Stealing someone’s personal information or pretending to be someone else used to be quite difficult and often required intricate knowledge about the person being impersonated. However, that was prior to the widespread use of the Internet. Nowadays, bank transactions, personal information and other formerly private data can be accessed quite easily online; though not always by the proper parties.

Computer hacking and identity theft have become more common offenses since people started communicating so heavily through digital mediums. And these offenses can be even more common during the holidays when there is a spike in online transactions. Consumers are made aware of this trend and law enforcement agents know this as well, so it may not be all that surprising to know that they will be on the lookout for people associated with computer fraud and identity theft this holiday season.

What this means for people who may be involved in these behaviors is that there could be an increased likelihood of being caught and punished during the holidays. In Minnesota, crimes including identify theft are taken very seriously. The law specifically prohibits a person from transferring, using or being in possession of someone else’s identity with the intent of committing a crime.

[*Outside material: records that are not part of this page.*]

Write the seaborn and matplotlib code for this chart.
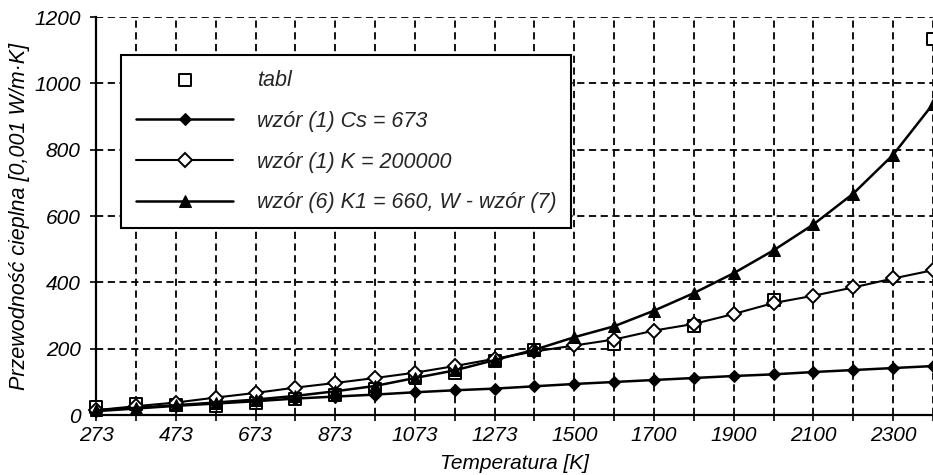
import numpy as np
import pandas as pd
import matplotlib
matplotlib.use("Agg")
import matplotlib.pyplot as plt
import seaborn as sns

# ---- data ----
temperatures = ["273", "373", "473", "573", "673", "773", "873", "973", "1073", "1173",
                "1273", "1400", "1500", "1600", "1700", "1800", "1900", "2000", "2100",
                "2200", "2300", "2400"]
x_tick_labels = ["273", "", "473", "", "673", "", "873", "", "1073", "", "1273", "",
                 "1500", "", "1700", "", "1900", "", "2100", "", "2300", ""]
y_ticks = [0, 200, 400, 600, 800, 1000, 1200]

tabl = [24, 33, 32, 28, 38, 48, 62, 80, 115, 128, 162, 197, np.nan, 215, np.nan, 268,
        np.nan, 348, np.nan, np.nan, np.nan, 1135]
wzor1_cs673 = [12, 20, 28, 35, 42, 50, 56, 62, 69, 75, 80, 87, 94, 100, 106, 112, 118,
               123, 130, 136, 142, 148]
wzor1_k200000 = [15, 27, 38, 53, 67, 83, 97, 112, 128, 148, 170, 192, 210, 228, 255,
                 275, 305, 338, 360, 385, 412, 437]
wzor6_k1_660 = [15, 22, 30, 38, 47, 58, 72, 88, 112, 135, 166, 197, 235, 268, 315, 368,
                428, 497, 575, 668, 785, 938]

labels = ["tabl", "wzór (1) Cs = 673", "wzór (1) K = 200000",
          "wzór (6) K1 = 660, W - wzór (7)"]

sns.set_style("white")
plt.rcParams["font.family"] = ["Liberation Sans", "DejaVu Sans"]
plt.rcParams["font.style"] = "italic"

pos = np.arange(len(temperatures))
df = pd.DataFrame({
    "pos": pos,
    "tabl": tabl,
    "cs": wzor1_cs673,
    "k": wzor1_k200000,
    "k1": wzor6_k1_660,
})

fig = plt.figure(figsize=(9.33, 4.75), dpi=100)
ax = fig.add_axes([0.103, 0.126, 0.897, 0.838])

sns.scatterplot(data=df, x="pos", y="tabl", marker="s", s=80, facecolor="white",
                edgecolor="black", linewidth=1.4, ax=ax, zorder=3, clip_on=False,
                label=labels[0])
sns.lineplot(data=df, x="pos", y="cs", color="black", linewidth=1.8, marker="D",
             markersize=6.5, markerfacecolor="black", markeredgecolor="black",
             ax=ax, zorder=4, clip_on=False, label=labels[1])
sns.lineplot(data=df, x="pos", y="k", color="black", linewidth=1.5, marker="D",
             markersize=7, markerfacecolor="white", markeredgecolor="black",
             markeredgewidth=1.4, ax=ax, zorder=5, clip_on=False, label=labels[2])
sns.lineplot(data=df, x="pos", y="k1", color="black", linewidth=1.8, marker="^",
             markersize=8, markerfacecolor="black", markeredgecolor="black",
             ax=ax, zorder=6, clip_on=False, label=labels[3])

ax.set_xlim(0, len(temperatures) - 1)
ax.set_ylim(0, 1200)
ax.set_xticks(pos)
ax.set_xticklabels(x_tick_labels)
ax.set_yticks(y_ticks)
ax.tick_params(axis="both", direction="out", length=4, width=1.2, color="black",
               labelsize=15, labelcolor="black", bottom=True, left=True)
ax.tick_params(axis="x", pad=4)
ax.tick_params(axis="y", pad=7)

ax.grid(True, color="black", linestyle=(0, (4, 2.5)), linewidth=1.3)
ax.set_axisbelow(True)
for side in ["top", "right"]:
    ax.spines[side].set_visible(False)
for side in ["left", "bottom"]:
    ax.spines[side].set_color("black")
    ax.spines[side].set_linewidth(1.6)

ax.set_xlabel("Temperatura [K]", fontsize=15, labelpad=6, color="black")
ax.set_ylabel("Przewodność cieplna [0,001 W/m·K]", fontsize=15.5, labelpad=3,
              color="black")

leg = ax.legend(loc="upper left", bbox_to_anchor=(0.030, 0.905), borderaxespad=0,
                fontsize=15.5, frameon=True, fancybox=False, framealpha=1,
                edgecolor="black", handlelength=4.5, handletextpad=1.1,
                borderpad=0.7, labelspacing=0.92)
leg.get_frame().set_linewidth(1.5)
leg.set_zorder(10)

fig.savefig("out.png", dpi=100)
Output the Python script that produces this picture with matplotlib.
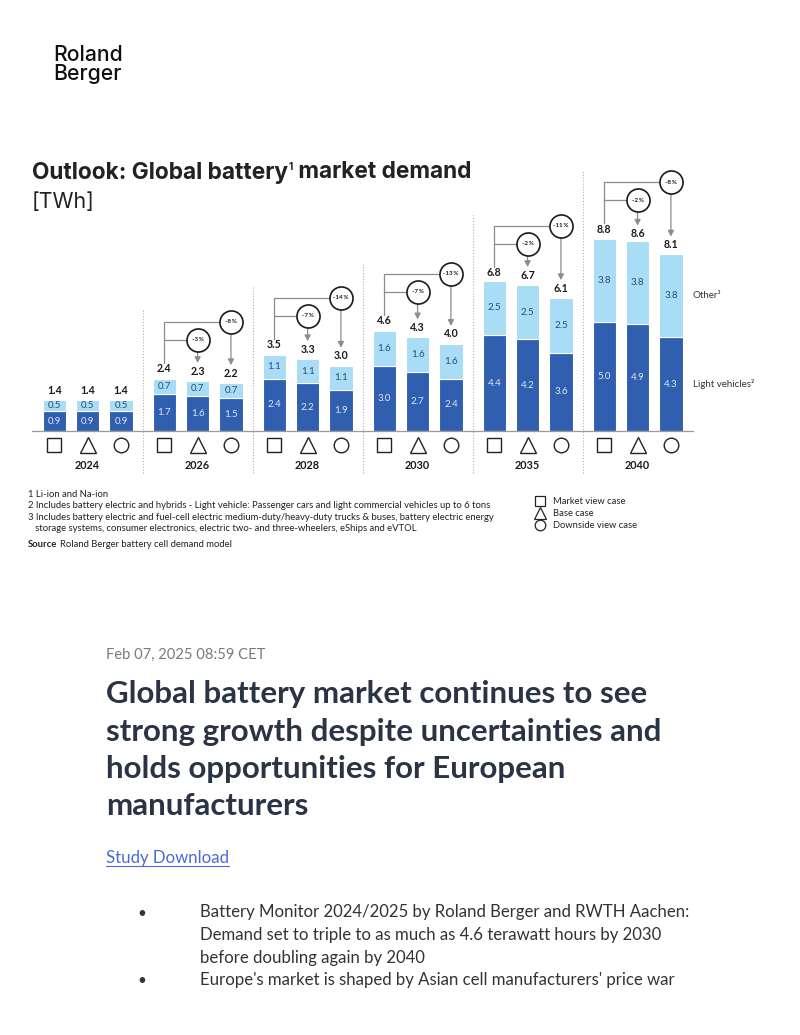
import matplotlib
matplotlib.use("Agg")
import matplotlib.pyplot as plt
from matplotlib.lines import Line2D

# ---------------- data ----------------
years = ["2024", "2026", "2028", "2030", "2035", "2040"]
cases = ["Market view case", "Base case", "Downside view case"]
light_vehicles = [[0.9, 0.9, 0.9], [1.7, 1.6, 1.5], [2.4, 2.2, 1.9],
                  [3.0, 2.7, 2.4], [4.4, 4.2, 3.6], [5.0, 4.9, 4.3]]
other = [[0.5, 0.5, 0.5], [0.7, 0.7, 0.7], [1.1, 1.1, 1.1],
         [1.6, 1.6, 1.6], [2.5, 2.5, 2.5], [3.8, 3.8, 3.8]]
totals = [[1.4, 1.4, 1.4], [2.4, 2.3, 2.2], [3.5, 3.3, 3.0],
          [4.6, 4.3, 4.0], [6.8, 6.7, 6.1], [8.8, 8.6, 8.1]]
base_diff = [None, "-3%", "-7%", "-7%", "-2%", "-2%"]
down_diff = [None, "-8%", "-14%", "-13%", "-11%", "-8%"]
footnotes = [
    "1 Li-ion and Na-ion",
    "2 Includes battery electric and hybrids - Light vehicle: Passenger cars and light commercial vehicles up to 6 tons",
    "3 Includes battery electric and fuel-cell electric medium-duty/heavy-duty trucks & buses, battery electric energy",
    "   storage systems, consumer electronics, electric two- and three-wheelers, eShips and eVTOL",
]
headline = ["Global battery market continues to see",
            "strong growth despite uncertainties and",
            "holds opportunities for European",
            "manufacturers"]
bullets = [["Battery Monitor 2024/2025 by Roland Berger and RWTH Aachen:",
            "Demand set to triple to as much as 4.6 terawatt hours by 2030",
            "before doubling again by 2040"],
           ["Europe's market is shaped by Asian cell manufacturers' price war"]]

# ---------------- style ----------------
DARK = "#2f5fae"
LIGHT = "#a9dcf5"
GRAY = "#8c8c8c"
plt.rcParams["font.family"] = ["Lato", "DejaVu Sans"]
GEO = ["Inter", "Lato", "DejaVu Sans"]

W, H = 800, 1035
fig = plt.figure(figsize=(W / 100, H / 100), dpi=100)
renderer = fig.canvas.get_renderer()


def fx(px):
    return px / W


def fy(py):
    return 1 - py / H


def width(t):
    return t.get_window_extent(renderer).width


def fit(t, target_px):
    t.set_fontsize(t.get_fontsize() * target_px / width(t))
    return t


# chart axes: data x unit = 33.33 px, y unit = 21.8 px
XU, YU = 33.33, 21.8
X0PX, BASEPX = 54.3, 431
ax_l, ax_r, ax_t, ax_b = 20, 780, 140, 480
ax = fig.add_axes([fx(ax_l), fy(ax_b), (ax_r - ax_l) / W, (ax_b - ax_t) / H])
ax.set_xlim((ax_l - X0PX) / XU, (ax_r - X0PX) / XU)
ax.set_ylim((BASEPX - ax_b) / YU, (BASEPX - ax_t) / YU)
ax.axis("off")

GAP = 3.3
markers = ["s", "^", "o"]
msizes = [10, 11.5, 10.5]
rad = 11.5 / YU  # circle radius in y data units

xs_all = []
for g, yr in enumerate(years):
    xs = [g * GAP + c for c in range(3)]
    xs_all += xs
    lv, ot, tot = light_vehicles[g], other[g], totals[g]
    ax.bar(xs, lv, width=0.7, color=DARK, edgecolor="white", linewidth=0.8, zorder=2)
    ax.bar(xs, ot, width=0.7, bottom=lv, color=LIGHT, edgecolor="white", linewidth=0.8, zorder=2)
    for c in range(3):
        x = xs[c]
        ax.text(x, lv[c] / 2, f"{lv[c]:.1f}", ha="center", va="center",
                fontsize=7, color="#dfe6f6", zorder=3)
        ax.text(x, lv[c] + ot[c] / 2, f"{ot[c]:.1f}", ha="center", va="center",
                fontsize=7, color="#2c4a7c", zorder=3)
        ax.text(x, tot[c] + 0.45, f"{tot[c]:.1f}", ha="center", va="center",
                fontsize=7.6, fontweight="bold", color="#1a1a1a", zorder=3)
        ax.plot(x, -0.64, marker=markers[c], ms=msizes[c], mfc="white",
                mec="#222222", mew=1.0, clip_on=False, zorder=3)
    ax.text(xs[1], -1.59, yr, ha="center", va="center", fontsize=7.8,
            fontweight="bold", color="#1a1a1a")

    if base_diff[g] is not None:
        T = tot[0]
        y_top = T + 2.61
        y_low = T + 1.79
        ax.plot([xs[0], xs[0], xs[2]], [T + 0.72, y_top, y_top], color=GRAY, lw=0.9, zorder=2)
        ax.plot([xs[0], xs[1]], [y_low, y_low], color=GRAY, lw=0.9, zorder=2)
        for c, yc, lab in [(1, y_low, base_diff[g]), (2, y_top, down_diff[g])]:
            ax.annotate("", xy=(xs[c], tot[c] + 0.82), xytext=(xs[c], yc),
                        arrowprops=dict(arrowstyle="-|>,head_length=0.35,head_width=0.18",
                                        color=GRAY, lw=0.9, shrinkA=0, shrinkB=0),
                        zorder=2)
            ax.plot(xs[c], yc, "o", ms=16.6, mfc="white", mec="#1a1a1a", mew=1.2, zorder=4)
            ax.text(xs[c], yc, lab.replace("%", "\u2009%"), ha="center", va="center",
                    fontsize=4.5, fontweight="bold", color="#1a1a1a", zorder=5)
        # separator to the left of this group
        xsep = xs[0] - (GAP - 2) / 2
        ax.plot([xsep, xsep], [-1.93, y_top + rad], color="#b0b0b0", lw=0.8,
                linestyle=(0, (1, 1.6)), zorder=1)

# baseline
ax.plot([xs_all[0] - 0.67, xs_all[-1] + 0.65], [0, 0], color="#9a9a9a", lw=0.9, zorder=3)

# segment names at right of last bar
xl = xs_all[-1] + 0.65
ax.text(xl, light_vehicles[-1][2] + other[-1][2] / 2, "Other\u00b3", ha="left",
        va="center", fontsize=7, color="#333333")
ax.text(xl, light_vehicles[-1][2] / 2, "Light vehicles\u00b2", ha="left",
        va="center", fontsize=7, color="#333333")

# ---------------- page texts ----------------
t = fig.text(fx(53), fy(61), "Roland", fontsize=14.5, fontweight="medium",
             family=GEO, color="#111111", va="baseline")
fit(t, 70)
fig.text(fx(53), fy(80.5), "Berger", fontsize=t.get_fontsize(), fontweight="medium",
         family=GEO, color="#111111", va="baseline")

# title with a small raised footnote mark
probe = fig.text(0, 0, "Outlook: Global battery1 market demand", fontsize=14,
                 fontweight="bold", family=GEO)
fit(probe, 446)
tsz = probe.get_fontsize()
probe.remove()
t1 = fig.text(fx(32), fy(178.5), "Outlook: Global battery", fontsize=tsz,
              fontweight="bold", family=GEO, color="#222222", va="baseline")
x_sup = 32 + width(t1) + 1
t_sup = fig.text(fx(x_sup), fy(170.5), "1", fontsize=tsz * 0.45, fontweight="bold",
                 family=GEO, color="#222222", va="baseline")
x_rest = x_sup + width(t_sup)
fig.text(fx(x_rest), fy(178.5), " market demand", fontsize=tsz, fontweight="bold",
         family=GEO, color="#222222", va="baseline")
t = fig.text(fx(32), fy(208), "[TWh]", fontsize=14, family=GEO,
             color="#222222", va="baseline")
fit(t, 63)

fn_y = [497, 508.5, 519.8, 531]
fts = []
for s, yy in zip(footnotes, fn_y):
    fts.append(fig.text(fx(28), fy(yy), s, fontsize=6, color="#222222", va="baseline"))
fit(fts[1], 464)
fsz = fts[1].get_fontsize()
for tt in fts:
    tt.set_fontsize(fsz)
ts = fig.text(fx(28), fy(547), "Source", fontsize=fsz, fontweight="bold",
              color="#222222", va="baseline")
sw = width(ts)
fig.text(fx(28 + sw + 3), fy(547), "Roland Berger battery cell demand model", fontsize=fsz,
         color="#222222", va="baseline")

leg_y = [504, 516, 528]
lsz = None
for m, ms, lab, yy in zip(markers, [7, 8.2, 7.6], cases, leg_y):
    fig.add_artist(Line2D([fx(540)], [fy(yy - 3.5)], marker=m, ms=ms, mfc="white",
                          mec="#222222", mew=0.9, transform=fig.transFigure))
    lt = fig.text(fx(553), fy(yy), lab, fontsize=7, color="#222222", va="baseline")
    if lsz is None:
        fit(lt, 72)
        lsz = lt.get_fontsize()
    else:
        lt.set_fontsize(lsz)

t = fig.text(fx(106), fy(658.5), "Feb 07, 2025 08:59 CET", fontsize=9, color="#7a7a7a",
             va="baseline")
fit(t, 159)
ht = fig.text(fx(106), fy(703.5), headline[0], fontsize=18.5, fontweight="bold",
              color="#2b3445", va="baseline")
fit(ht, 542)
for i, line in enumerate(headline[1:], start=1):
    fig.text(fx(106), fy(703.5 + i * 37.3), line, fontsize=ht.get_fontsize(), fontweight="bold",
             color="#2b3445", va="baseline")

t = fig.text(fx(106), fy(862.5), "Study Download", fontsize=10.1, color="#4a6ad8", va="baseline")
fit(t, 123)
fig.add_artist(Line2D([fx(106), fx(229)], [fy(865.5), fy(865.5)], color="#4a6ad8",
                      lw=0.8, transform=fig.transFigure))

yy = 917.5
bsz = None
for blk in bullets:
    fig.text(fx(137.5), fy(yy), "\u2022", fontsize=11, color="#333333", va="baseline")
    for line in blk:
        bt = fig.text(fx(200), fy(yy), line, fontsize=11, color="#333333", va="baseline")
        if bsz is None:
            fit(bt, 488)
            bsz = bt.get_fontsize()
        else:
            bt.set_fontsize(bsz)
        yy += 22.6

fig.savefig("out.png", dpi=100, facecolor="white")
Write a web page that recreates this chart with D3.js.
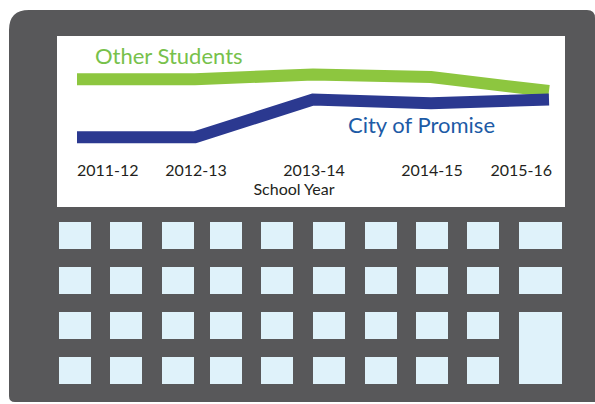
<!DOCTYPE html>
<html>
<head>
<meta charset="utf-8">
<script src="https://cdn.jsdelivr.net/npm/d3@7"></script>
<style>
  body { margin: 0; background: #fff; }
  svg { display: block; }
</style>
</head>
<body>
<script>
// data (no y axis shown, values estimated)
const years = ["2011-12", "2012-13", "2013-14", "2014-15", "2015-16"];
const otherStudents = [83.1, 83.1, 84.4, 83.7, 79.7];
const cityOfPromise = [66.5, 66.5, 77.3, 76.2, 77.3];
const seriesNames = ["Other Students", "City of Promise"];
const axisTitle = "School Year";
// keypad layout: columns x rows, last column has a tall key
const keyCols = [0, 1, 2, 3, 4, 5, 6, 7, 8, 9];
const keyRows = [0, 1, 2, 3];

const W = 595, H = 404;
const gray = "#58585a";
const keyFill = "#dff2fa";

const svg = d3.select("body").append("svg")
    .attr("width", W)
    .attr("height", H);

// calculator body
const bx = 9, by = 10, bx2 = 605, by2 = 402;
const rTL = 20, rTR = 8, rBL = 6;
const bodyPath = d3.path();
bodyPath.moveTo(bx + rTL, by);
bodyPath.lineTo(bx2 - rTR - 10, by);
bodyPath.quadraticCurveTo(bx2 - 10, by, bx2 - 10, by + rTR);
bodyPath.lineTo(bx2, by2);
bodyPath.lineTo(bx + rBL, by2);
bodyPath.quadraticCurveTo(bx, by2, bx, by2 - rBL);
bodyPath.lineTo(bx, by + rTL);
bodyPath.quadraticCurveTo(bx, by, bx + rTL, by);
bodyPath.closePath();
svg.append("path").attr("d", bodyPath.toString()).attr("fill", gray);

// screen
const screen = {x: 57, y: 36, w: 508, h: 171};
svg.append("rect")
    .attr("x", screen.x).attr("y", screen.y)
    .attr("width", screen.w).attr("height", screen.h)
    .attr("fill", "#fff");

// keys
const colX = [59, 110, 162, 210, 261, 313, 365, 416, 467, 519];
const rowY = [222, 267, 312, 357];
const keys = svg.append("g");
keyRows.forEach(r => {
    keyCols.forEach(c => {
        if (c === 9 && r === 3) return; // covered by tall key
        const tall = (c === 9 && r === 2);
        keys.append("rect")
            .attr("x", colX[c])
            .attr("y", rowY[r])
            .attr("width", c === 9 ? 43 : 32)
            .attr("height", tall ? 27 + 45 : 27)
            .attr("fill", keyFill);
    });
});

// chart inside the screen
const x = d3.scalePoint()
    .domain(years)
    .range([77, 549]);

const y = d3.scaleLinear()
    .domain([60, 90])
    .range([160, 55]);

const line = d3.line()
    .x((d, i) => x(years[i]))
    .y(d => y(d));

svg.append("path")
    .datum(otherStudents)
    .attr("d", line)
    .attr("fill", "none")
    .attr("stroke", "#8dc63f")
    .attr("stroke-width", 12)
    .attr("stroke-linejoin", "miter");

svg.append("path")
    .datum(cityOfPromise)
    .attr("d", line)
    .attr("fill", "none")
    .attr("stroke", "#2b3990")
    .attr("stroke-width", 12)
    .attr("stroke-linejoin", "miter");

// series labels
svg.append("text")
    .attr("x", 95).attr("y", 64)
    .attr("font-family", "Lato, 'Open Sans', sans-serif")
    .attr("font-size", "22px")
    .attr("fill", "#77c14b")
    .text(seriesNames[0]);

svg.append("text")
    .attr("x", 348).attr("y", 132.5)
    .attr("font-family", "Lato, 'Open Sans', sans-serif")
    .attr("font-size", "22px")
    .attr("fill", "#1d5ba6")
    .text(seriesNames[1]);

// x labels (no axis line)
svg.append("g")
    .selectAll("text")
    .data(years)
    .join("text")
    .attr("x", (d, i) => i === 0 ? x(d) : i === years.length - 1 ? x(d) + 3 : x(d) + 1)
    .attr("y", 175.5)
    .attr("text-anchor", (d, i) => i === 0 ? "start" : i === years.length - 1 ? "end" : "middle")
    .attr("font-family", "Lato, sans-serif")
    .attr("font-size", "16px")
    .attr("fill", "#231f20")
    .text(d => d);

svg.append("text")
    .attr("x", 294).attr("y", 195)
    .attr("text-anchor", "middle")
    .attr("font-family", "Lato, sans-serif")
    .attr("font-size", "16px")
    .attr("fill", "#231f20")
    .text(axisTitle);
</script>
</body>
</html>
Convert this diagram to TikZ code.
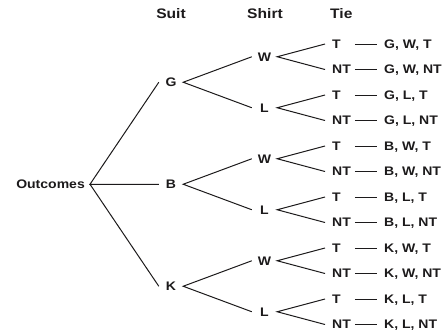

Depending on the number of people affected by theft efforts as well as the amount of money that is stolen, a person charged with identity theft could be facing huge fines, restitution payments and potentially between one and 20 years imprisonment. 

With so many vulnerable people and transactions online, especially during the holidays, it can be fairly easy for a person to gain unlawful access to someone’s account or pose as someone else online. But doing so is illegal and could get a person into some serious trouble.

Authorities can be quite focused on tracking down people accused of computer fraud or identity theft during this time of year, and they may spare no expense when it comes to investigating a potential threat and filing charges. Those who ultimately come into the crosshairs of an investigation may be wise to speak with an attorney to understand what they can do to defend themselves.